Müfettişlik Görevimin Geniş Yetkileri Benim bu kolorduya doğrudan emir ve komutam geçerli olduğundan fazla yetkilerim vardı ki, müfettişlik bölgesinin çevresinde bulunan askerî birliklere dahi emir verebilecektim. Bu yetkiye göre Ankara’da bulunan 20’inci Kolordu ve bunun bağlı olduğu müfettişlik ile Diyarbakır’daki kolordu ve hemen hemen bütün Anadolu sivil yöneticileri ile haberleşecek ve ilişkide bulunabilecektim.
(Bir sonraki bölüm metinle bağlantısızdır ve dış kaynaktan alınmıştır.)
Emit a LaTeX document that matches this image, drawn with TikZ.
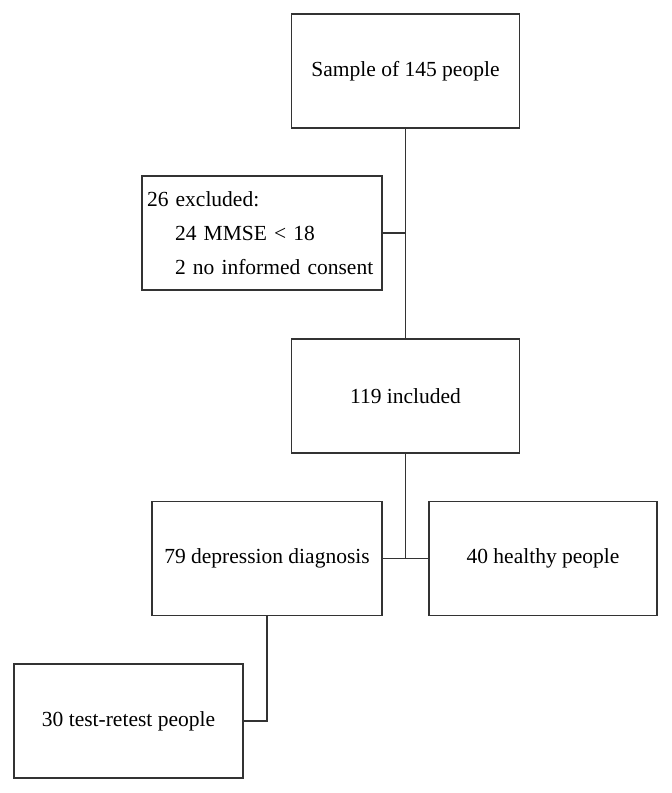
\documentclass[tikz,border=0pt]{standalone}
\usepackage{fontspec}
\setmainfont{Liberation Serif}
\usepackage{tikz}
\usetikzlibrary{positioning,calc}
\definecolor{lineGray}{RGB}{51, 51, 51}

\tikzset{
  flowbox/.style={draw=lineGray, line width=1.6pt, minimum width=228pt, minimum height=114pt,
    font=\fontsize{21.5}{25}\selectfont, inner sep=4pt},
  link/.style={draw=lineGray, line width=1.6pt}
}

\begin{document}
\begin{tikzpicture}[x=1pt,y=-1pt]
  \useasboundingbox (0,0) rectangle (672,793);

  % boxes
  \node[flowbox] (sample) at (405.5,71) {Sample of 145 people};
  \node[flowbox, minimum width=240pt, text width=230pt, align=left, inner xsep=5pt,
        font=\fontsize{21.5}{34}\selectfont] (excluded) at (262,233)
    {26 excluded:\\ \hspace*{28pt}24 MMSE < 18\\ \hspace*{28pt}2 no informed consent};
  \node[flowbox] (included) at (405.5,396) {119 included};
  \node[flowbox, minimum width=230pt] (depression) at (267,558.5) {79 depression diagnosis};
  \node[flowbox] (healthy) at (543,558.5) {40 healthy people};
  \node[flowbox, minimum width=229pt] (retest) at (128.5,721) {30 test-retest people};

  % connectors
  \draw[link] (sample.south) -- (included.north);
  \draw[link] (excluded.east) -- (excluded.east -| sample.south);
  \draw[link] (included.south) -- (included.south |- depression.east);
  \draw[link] (depression.east) -- (healthy.west);
  \draw[link] (depression.south) |- (retest.east);
\end{tikzpicture}
\end{document}
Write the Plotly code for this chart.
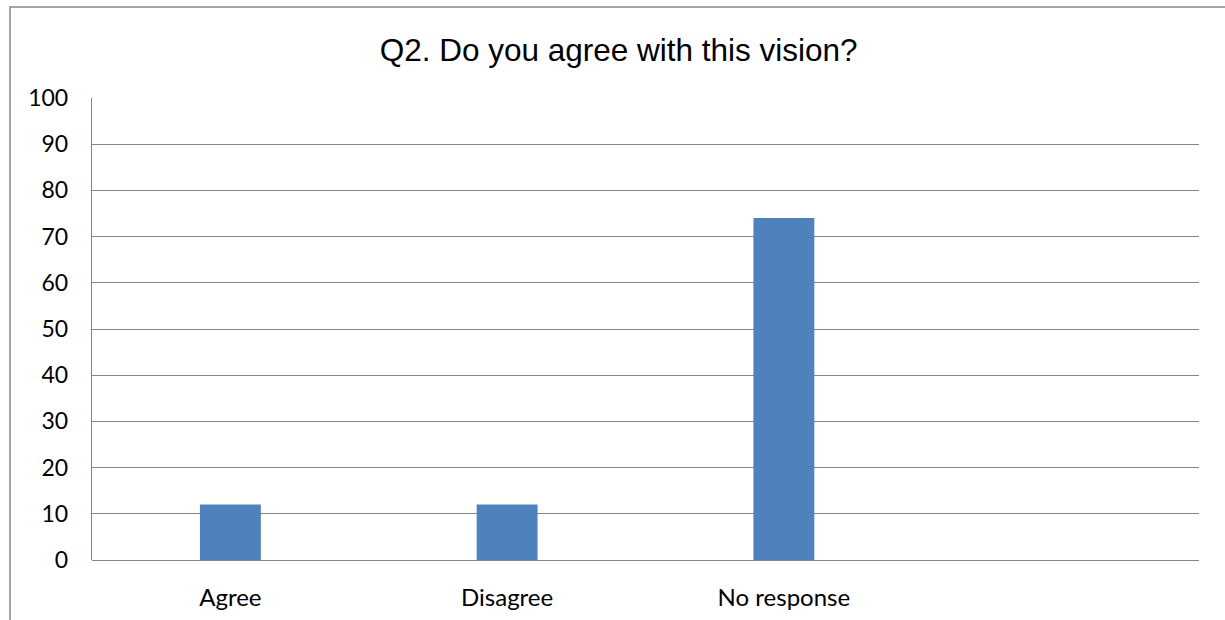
import plotly.graph_objects as go

categories = ["Agree", "Disagree", "No response", " "]
values = [12, 12, 74, None]
y_ticks = [0, 10, 20, 30, 40, 50, 60, 70, 80, 90, 100]
title_text = "Q2. Do you agree with this vision?"

W, H = 1225, 620
L, R, T, B = 92, 26, 98, 60
pw, ph = W - L - R, H - T - B

fig = go.Figure()
fig.add_trace(go.Bar(
    x=categories, y=values,
    marker=dict(color="#4F81BD", line=dict(width=0)),
    width=0.22,
))

def px_to_paper_x(px):
    return (px - L) / pw

def px_to_paper_y(py):
    return (H - B - py) / ph

fig.add_shape(type="rect", xref="paper", yref="paper",
              x0=px_to_paper_x(10), x1=px_to_paper_x(1260),
              y0=px_to_paper_y(700), y1=px_to_paper_y(7),
              line=dict(color="#878787", width=1.5), fillcolor="rgba(0,0,0,0)",
              layer="below")

fig.update_layout(
    width=W, height=H,
    margin=dict(l=L, r=R, t=T, b=B, pad=0, autoexpand=False),
    paper_bgcolor="white", plot_bgcolor="white",
    showlegend=False,
    title=dict(text=title_text, x=0.505, xref="container", xanchor="center",
               y=1 - 50 / H, yref="container", yanchor="middle",
               font=dict(family="Liberation Sans, Arial", size=31.5, color="black")),
    font=dict(family="Lato, Open Sans", size=24, color="black"),
    bargap=0.78,
)
fig.update_xaxes(
    type="category", categoryorder="array", categoryarray=categories,
    showgrid=False, showline=False, ticks="", zeroline=False, automargin=False,
    ticklabelstandoff=21, tickfont=dict(family="Lato", size=24, color="black"),
    range=[-0.5, 3.5],
)
fig.update_yaxes(
    range=[0, 100], tickvals=y_ticks, showgrid=True, gridcolor="#858585", gridwidth=1.4,
    zeroline=True, zerolinecolor="#858585", zerolinewidth=1.4, automargin=False,
    showline=True, linecolor="#858585", linewidth=1.4, ticks="",
    ticklabelstandoff=18, tickfont=dict(family="Lato", size=23, color="black"),
)

fig.write_html("out.html", config={"displayModeBar": False},
               post_script="document.body.style.margin='0px';document.body.style.overflow='hidden';")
Bu geniş yetkinin beni İstanbul’dan uzaklaştırmak amacıyla Anadolu’ya gönderenler tarafından bana nasıl verildiği merakınızı çekebilir! Derhâl ifade edeyim ki, bana bu yetkiyi onlar bilerek ve anlayarak vermediler. Her nasılsa benim İstanbul’dan uzaklaşmamı isteyenlerin buldukları gerekçe “Samsun ve çevresindeki huzursuzlukları yerinde görüp önlem almak için Samsun’a kadar gitmek” idi. Ben, bu görevin yerine getirilmesinin bir makam ve yetki sahibi olmayı gerektirdiğini ileri sürdüm. Bunda hiçbir sakınca görmediler. O tarihte Genelkurmay’da bulunan ve benim amacımı bir

dereceye kadar anlayan kişilerle görüştüm. Müfettişlik görevini buldular ve yetkiye dair talimatı da, ben kendim yazdırdım. Hatta Harbiye Nazırı olan Şakir Paşa bu talimatı okuduktan sonra imzadan çekinmiş, anlaşılır anlaşılmaz bir şekilde mührünü basmıştır.
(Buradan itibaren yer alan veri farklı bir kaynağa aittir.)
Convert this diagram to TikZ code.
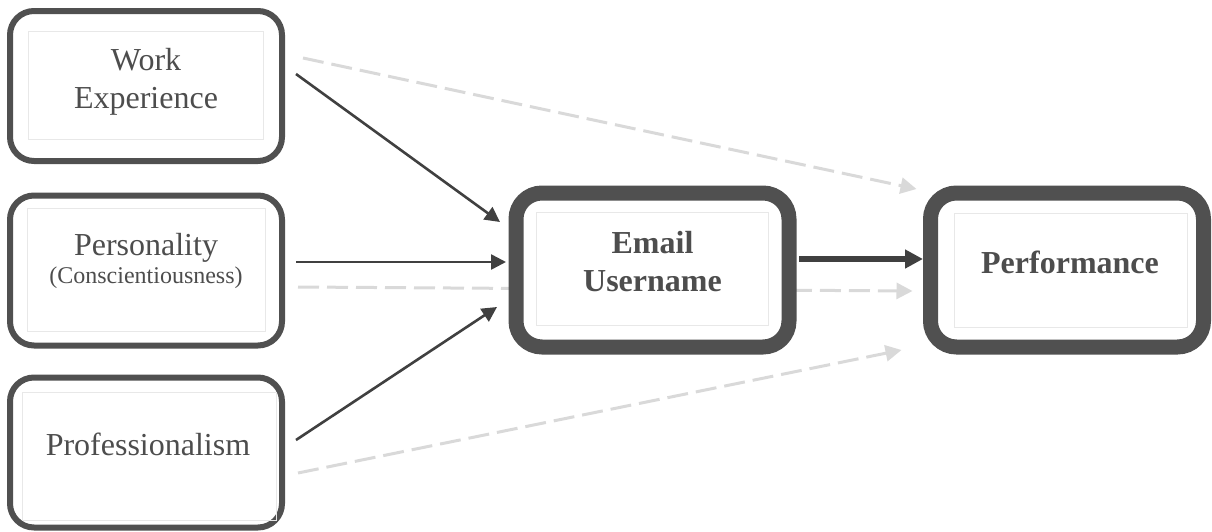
\documentclass[tikz,border=0pt]{standalone}
\usepackage{fontspec}
\setmainfont{Liberation Serif}
\usepackage{tikz}
\usetikzlibrary{calc,arrows.meta,backgrounds}
\definecolor{boxGray}{RGB}{80,80,80}
\definecolor{textGray}{RGB}{77,77,77}
\definecolor{arrowGray}{RGB}{64,64,64}
\definecolor{dashGray}{RGB}{217,217,217}
\definecolor{innerGray}{RGB}{232,232,232}

\begin{document}
\begin{tikzpicture}[x=0.5pt,y=-0.5pt,
  predBox/.style={draw=boxGray, line width=3pt, rounded corners=12pt, fill=white,
    minimum width=136pt, minimum height=75pt},
  mainBox/.style={draw=boxGray, line width=7.5pt, rounded corners=13pt, fill=white,
    minimum width=136.5pt, minimum height=77pt},
  innerBox/.style={draw=innerGray, line width=0.5pt, inner sep=0pt},
  boxText/.style={text=textGray, align=center, inner sep=0pt,
    font=\fontsize{16}{18}\selectfont},
  solidArrow/.style={arrowGray, line width=1.3pt, -{Triangle[length=7.5pt,width=7.5pt]}},
  mainArrow/.style={arrowGray, line width=3pt, -{Triangle[length=9pt,width=9pt]}},
  dashArrow/.style={dashGray, line width=1.5pt, dash pattern=on 10.5pt off 4pt,
    -{Triangle[length=8pt,width=8pt]}}]
\useasboundingbox (0,0) rectangle (1212,531);

\node[predBox] (we) at (146,86) {};
\node[predBox] (pe) at (146,270.5) {};
\node[predBox] (pr) at (146,452.5) {};
\node[mainBox] (em) at (652.5,270) {};
\node[mainBox] (pf) at (1067,270) {};

\node[innerBox, minimum width=117.5pt, minimum height=54pt] (weIn) at (145.5,85) {};
\node[innerBox, minimum width=119pt, minimum height=61.5pt] (peIn) at (146,269.5) {};
\node[innerBox, minimum width=127pt, minimum height=64pt] (prIn) at (149.5,456.5) {};
\node[innerBox, minimum width=116pt, minimum height=56.5pt] (emIn) at (652,268.5) {};
\node[innerBox, minimum width=116.5pt, minimum height=57pt] (pfIn) at (1070.5,270) {};

\node[boxText] (weTxt) at (146,82) {Work\\[1pt]Experience};
\node[boxText] (peTxt) at (146,261) {Personality\\[-4pt]{\fontsize{12}{14}\selectfont (Conscientiousness)}};
\node[boxText] (prTxt) at (148,444) {Professionalism};
\node[boxText, font=\fontsize{16}{18}\bfseries] (emTxt) at (652.5,262) {Email\\[1pt]Username};
\node[boxText, font=\fontsize{16}{18}\bfseries] (pfTxt) at (1070,262) {Performance};

\begin{scope}[on background layer]
\draw[dashArrow] ($(we.east)+(18,-28)$) -- ($(pf.west)+(-6.5,-81)$);
\draw[dashArrow] ($(pe.east)+(13,16.5)$) -- ($(pf.west)+(-10.5,21)$);
\draw[dashArrow] ($(pr.east)+(13,20.5)$) -- ($(pf.west)+(-21.5,80)$);
\end{scope}

\draw[solidArrow] ($(we.east)+(11,-12)$) -- ($(em.west)+(-8.5,-48)$);
\draw[solidArrow] ($(pe.east)+(11,-8.5)$) -- ($(em.west)+(-2.5,-8)$);
\draw[solidArrow] ($(pr.east)+(11,-12.5)$) -- ($(em.west)+(-11.5,37)$);
\draw[mainArrow] ($(em.east)+(2.5,-11)$) -- ($(pf.west)+(0,-11)$);
\end{tikzpicture}
\end{document}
Dar Bir Çerçeveden Genel Durumun Görünüşü Bu açıklamalardan sonra genel durumu, daha dar bir çerçeve içinde hızla ve özetle hep birlikte değerlendirelim: Düşman devletler Osmanlı devlet ve ülkesine maddi ve manevi olarak tecavüz hâlindeler. Onu imha ile bölüşmeye karar vermişler. Padişah ve halife olan kişi, hayat ve rahatını kurtarabilecek çarelerden başka bir şey düşünmüyor. Hükümeti de aynı hâlde. Farkında olmadığı hâlde başsız kalmış millet, zulüm ve belirsizlik içinde, olacakları bekliyor. Felâketin dehşet ve ağırlığını anlamaya başlayanlar, bulundukları çevreye ve hissedebildiklerine göre kurtuluş yolu olarak gördükleri çarelere yöneliyor... Ordu, ismi var, cismi yok bir hâlde. Komutanlar ve subaylar, dünya savaşının bunca sıkıntı ve zorluklarıyla yorgun, vatanın parçalanmakta olduğunu görmekle sessiz, gözleri önünde derinleşen karanlık felaket uçurumunun kenarında zihinleri bir çare, kurtuluş çaresi aramakla meşgul... Burada çok önemli bir noktayı da kaydederek açıklamalıyım. Millet ve ordu, padişah ve halifenin ihanetinden haberdar olmadığı gibi o makama ve o makamda bulunana karşı yüzyılların köleleştirdiği dinî ve geleneksel bağlarla itaatkâr ve bağlı... Millet ve ordu kurtuluş çaresi düşünürken bu alışkanlıkların yönlendirmesiyle kendisinden önce hilafet makamını ve saltanatın kurtuluş ve esenliğini düşünüyor. Halife ve padişahsız kurtuluşun manasını anlama kabiliyetinde değil... Bu inanca aykırı görüş beyan edeceklerin vay hâline! Derhâl dinsiz, hain olur ve reddedilir.. Diğer önemli bir noktayı da ifade etmek gerekir. Kurtu-kuş çaresi ararken, İngiltere, Fransa, İtalya gibi gelişmiş devletleri gücendirmemek gerektiği çok önemli olarak düşünülmekte idi. Bu devletlerden yalnız biriyle başa çıkılamayacağı korkusu, hemen bütün zihinlerde yer etmişti. Osmanlı Devleti’nin yanında koskoca Almanya, Avusturya-Macaristan varken hepsini birden yenen, yerlere seren İtilaf kuvvetleri karşısında, tekrar onlarla

düşmanlığa sebep olacak duruma girmekten daha büyük mantıksızlık ve akılsızlık olamazdı. Bu zihniyette olan yalnız halk değildi; özellikle aydın denilen insanlar da böyle düşünüyordu. O hâlde, kurtuluş çaresi ararken iki şeyden bahsedilmeyecekti: Bir defa İtilaf devletlerine karşı düşmanca tavır alınmayacaktı. Padişah ve halifeye canla başla bağlı ve sadık kalmak birinci şart olacaktı.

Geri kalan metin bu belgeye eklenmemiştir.